On Monday, members of the armed group Al-Shebab attacked a U.S. military special forces base located in Baledogle, Somalia. While there were no immediate casualties as a result of the attack, the attackers used car bombs to breach the outside gates of the base. Though the blasts and the gunfire that followed were audible to nearby residents, the Somali forces were able to fend off the members of Al-Shebab and the attack was not successful. The base in Baledogle is a known source of many drone attacks that have been aimed at defeating Al-Shebab. The armed group is also responsible for another attack that occurred on Monday against an Italian convoy linked to the European Union’s efforts to train Somali soldiers near Mogadishu. Again, there were no reported casualties from the incident which also included the use of car bombs.
According to Al Jazeera, a resident witness who heard the Baledogle bombings described the attack to AFP news agency in the following quote: “Two heavy explosions occurred, the first one bigger than the other. There was also a heavy exchange of gunfire after the blasts.” Representatives from Al-Shebab describe the event in a way that highlights the valiant efforts of the attackers. According to BBC, a statement from Al-Shebab states, “After breaching the perimeters of the heavily fortified base, the mujahideen [holy warriors] stormed the military complex, engaging the crusaders in an intense firefight.” According to Al Jazeera, in a statement after the attack, representatives from the U.S. Mission to Somalia stated, “The security forces stopped this ultimately failed attack due to their alertness and swift response, not allowing the attackers to breach the outer defensive perimeters of the base.” According to BBC, U.S. ambassador to Somalia, Donald Yamamoto, emphasized the still-present threat that Al-Shebab poses to Somalia in the following statement: “This attack yet again demonstrates al-Shabab violently opposes progress towards peace and prosperity in Somalia.”
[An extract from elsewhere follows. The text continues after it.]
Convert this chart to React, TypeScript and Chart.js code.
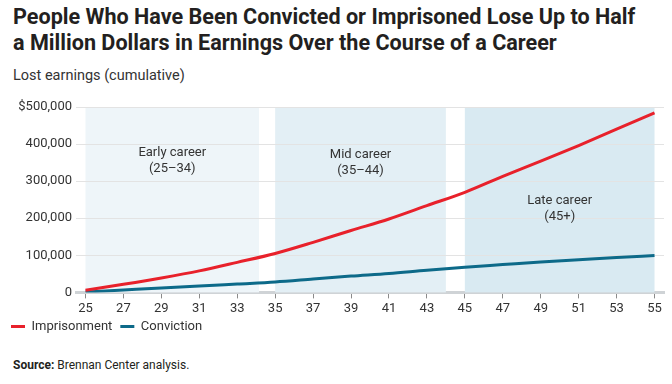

In terms of a response to the attack on the U.S. base, Somalian forces acted admirably to ensure that the Al-Shebab fighters did not threaten the security of the base further after the gate was initially breached. The response of U.S. ambassador, Donald Yamamoto, is also important and admirable, as it highlights the prevalence of Al-Shebab in Somalia even now and the threat that its attacks can pose to armed forces and citizens. However, the action taken against Al-Shebab in the form of drone attacks seems questionable. Since the armed group does pose a danger to Somalians, the decision to further equip and train Somali forces to better protect citizens from attacks such as those from Al-Shebab is responsible. However, provoking the armed group by staging drone attacks against them doesn’t seem to have a constructive goal besides perpetuating violence in the hope that it will snuff out Al-Shebab. There are more responsible and less violent ways to go about making peace with Al-Shebab, such as planning talks with representatives or even building up forces while refraining from launching attacks, that are far less dangerous for the citizens of Somalia.
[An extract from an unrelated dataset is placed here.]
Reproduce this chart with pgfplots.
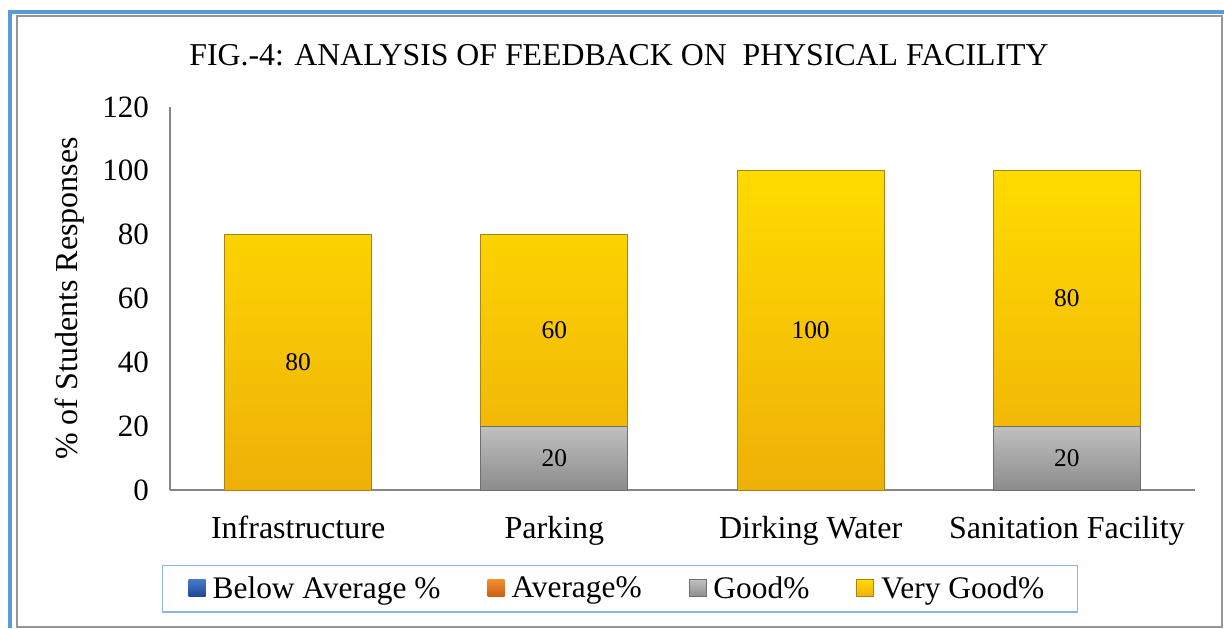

Though Al-Shebab has now lost power over many Somalian areas it once controlled, its presence in the country still poses a threat. The armed group originally began as a radical part of the Union of Islamic Courts. In general, it supports a Wahhabi variation of Islam which, for the armed group, includes a strict adherence to a form of Sharia law and contrasts with the Sufi variation of Islam that most Somalians practice. Despite the group’s influence over many areas of Somalia, they were forced out of Mogadishu in 2011. However, though the group has been weakened since then, they still possess the power to conduct attacks against and pose a threat to the Somalian people.
In the coming weeks, it remains to be seen whether Al-Shebab will launch more attacks in Somalia to accompany Monday’s events. The response of U.S. forces in Somalia will be especially important in determining whether the exchanges between groups that follow will be primarily violent in nature.